The path to the directory where the processed tfrecord protocol buffer files will be stored. Defaults to './network_datasets'.

join('.', 'network_datasets')
shuffling optional

Flag indicating whether to shuffle the data. Defaults to False.

False
*args

Additional keyword arguments.

()
Source code in src/canari_ml/data/network_dataset.py
def __init__(self,
             configuration_path: str,
             *args,
             batch_size: int = 4,
             path: str = os.path.join(".", "network_datasets"),
             shuffling: bool = False,
             **kwargs) -> None:
    """Initialises an instance of the IceNetDataSet class.

    Args:
        configuration_path: The path to the JSON configuration file.
        *args: Additional positional arguments.
        batch_size (optional): How many samples to load per batch. Defaults to 4.
        path (optional): The path to the directory where the processed tfrecord
            protocol buffer files will be stored. Defaults to './network_datasets'.
        shuffling (optional): Flag indicating whether to shuffle the data.
            Defaults to False.
        *args: Additional keyword arguments.
    """

    self._config = dict()
    self._configuration_path = configuration_path
    self._load_configuration(configuration_path)
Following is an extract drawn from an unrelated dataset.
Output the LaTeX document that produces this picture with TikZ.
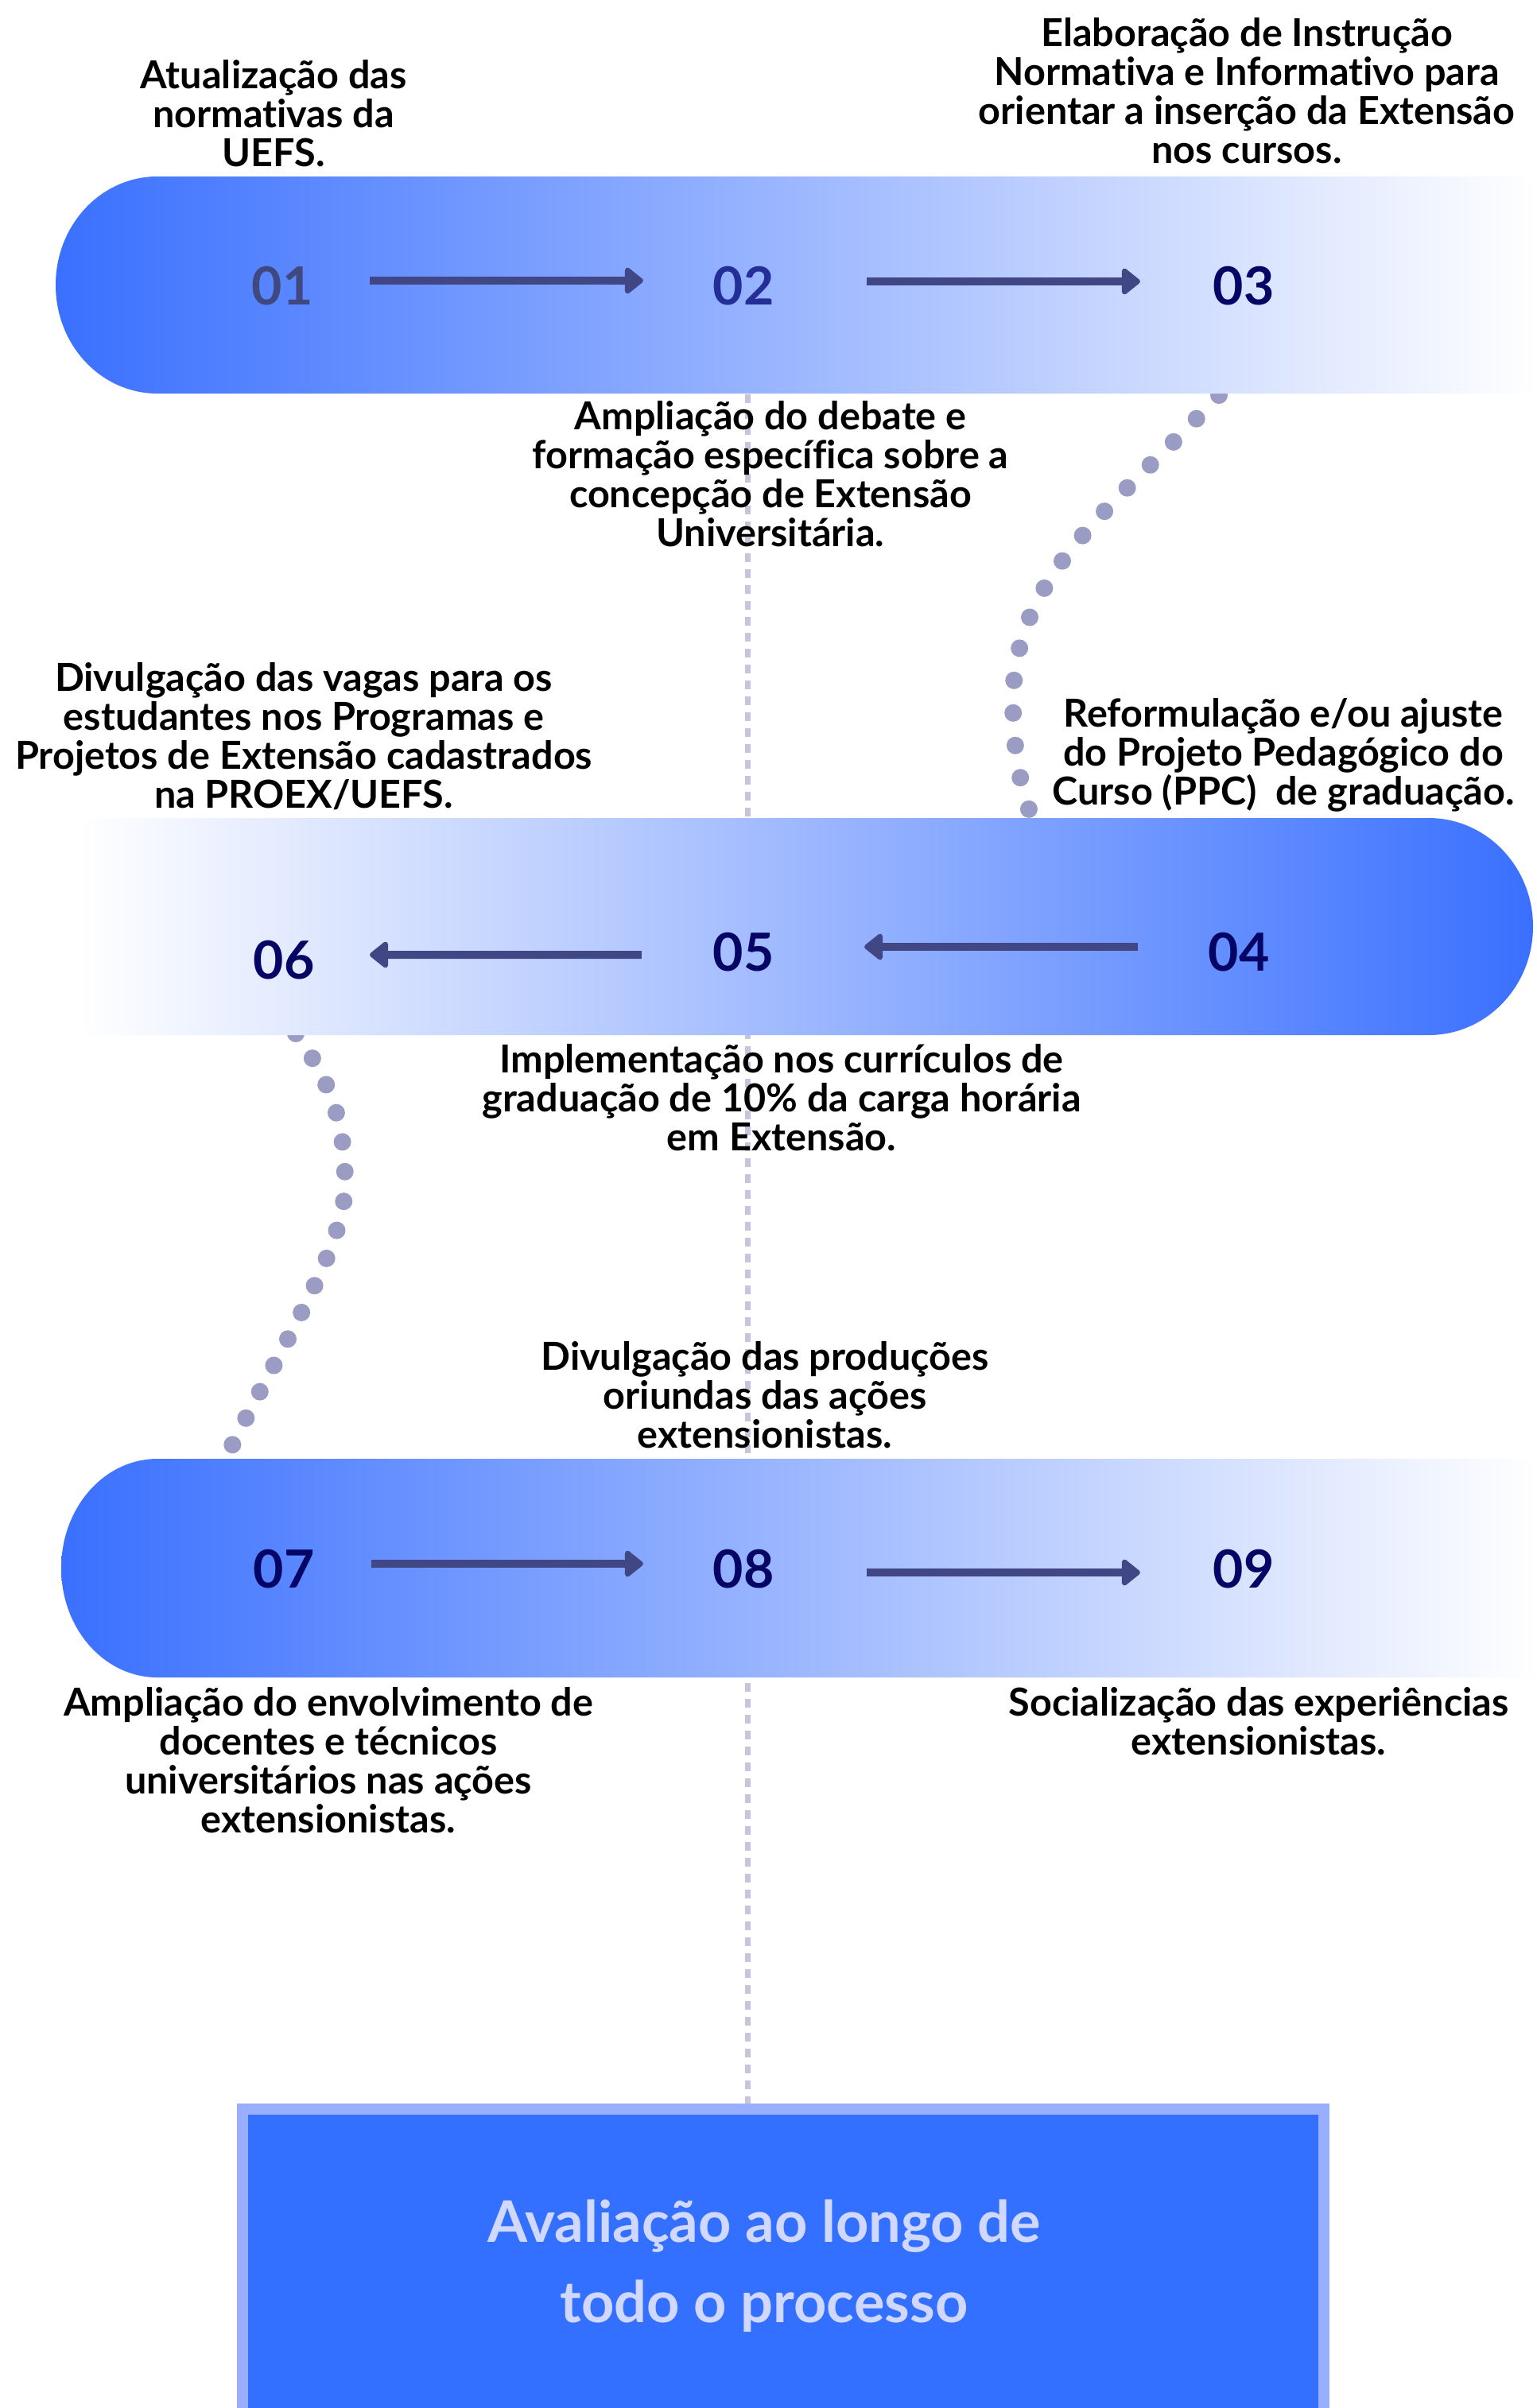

    super().__init__(*args,
                     identifier=self._config["identifier"],
                     base_path=path,
                     **kwargs)

    # TODO: code smell - loading config twice because not using DataCollection
    self._config = dict()
    self._load_configuration(configuration_path)
    self._batch_size = batch_size
    self._counts = self._config["counts"]
    self._dtype = getattr(np, self._config["dtype"])
    self._loader_config = self._config["loader_config"]
    self._generate_workers = self._config["generate_workers"]
    self._lead_time = self._config["lead_time"]
    self._num_channels = self._config["num_channels"]
    self._shape = tuple(self._config["shape"])
    self._shuffling = shuffling

    path_attr = "dataset_path"

    # Check JSON config has attribute for path to zarr datasets, and
    #   that the path exists.
    if self._config[path_attr] and \
            os.path.exists(self._config[path_attr]):
        pass
    else:
        logging.warning("Running in configuration only mode, Zarr datasets"
                        "were not generated for this dataset")

canari_ml.data.network_dataset.IceNetDataSet.loader_config property

The path to the JSON loader configuration file stored in the dataset config file.

canari_ml.data.network_dataset.IceNetDataSet.channels property

The list of channels (variable names) specified in the dataset config file.

canari_ml.data.network_dataset.IceNetDataSet.counts property

A dict with number of elements in train, val, test in the config file.